Since 2009 the cost of austerity has seen ordinary people lose out in every area, as the rising cost of utilities and commodities compounds the misery of falling purchasing power.

The net effect is a wholesale transfer of wealth from the poor to the rich – carried out under the propaganda of a national collective sacrifice.

But we’re not all in it together. When the bosses throw 2.5 million onto the dole, and the government forces the unemployed back to work unpaid for their millionaire mates, the real nature of the system is cruelly exposed.

Since coming to power, the Con-Dem coalition has cut corporation tax three times – but raised VAT which is grossly unfair, since this tax eats up a greater proportion of the incomes of those on lower wages.

Now the majority of those receiving some form of welfare assistance are actually people in work struggling to get by on poverty wages.

In one of the richest countries in the world tens of thousands of people are relying on food banks. Rents are out of control, sparking a rise in homelessness.
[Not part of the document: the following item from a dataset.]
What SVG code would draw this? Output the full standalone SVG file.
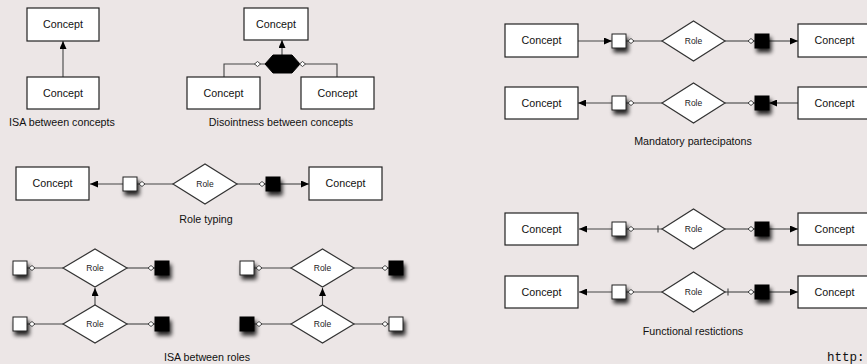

Every winter the energy cartels carry out a massive legal extortion leaving the poor freezing, broke or both.

The punitive measures imposed by Britain’s rich elites, which have driven 3.5 million children into poverty, are the inevitable consequences of the boss’s attempts to restore profitability.

While desperation and the savage competition this creates will certainly drive down wages, and so boost profits in the short term, it’s the economic equivalent of a sticking plaster. To substantially boost the rate of profit requires more drastic measures the replacement of huge masses of plant and machinery, indeed of whole sectors of capital – the longer term positive effect for capital as a whole of letting sectors of it go to the wall.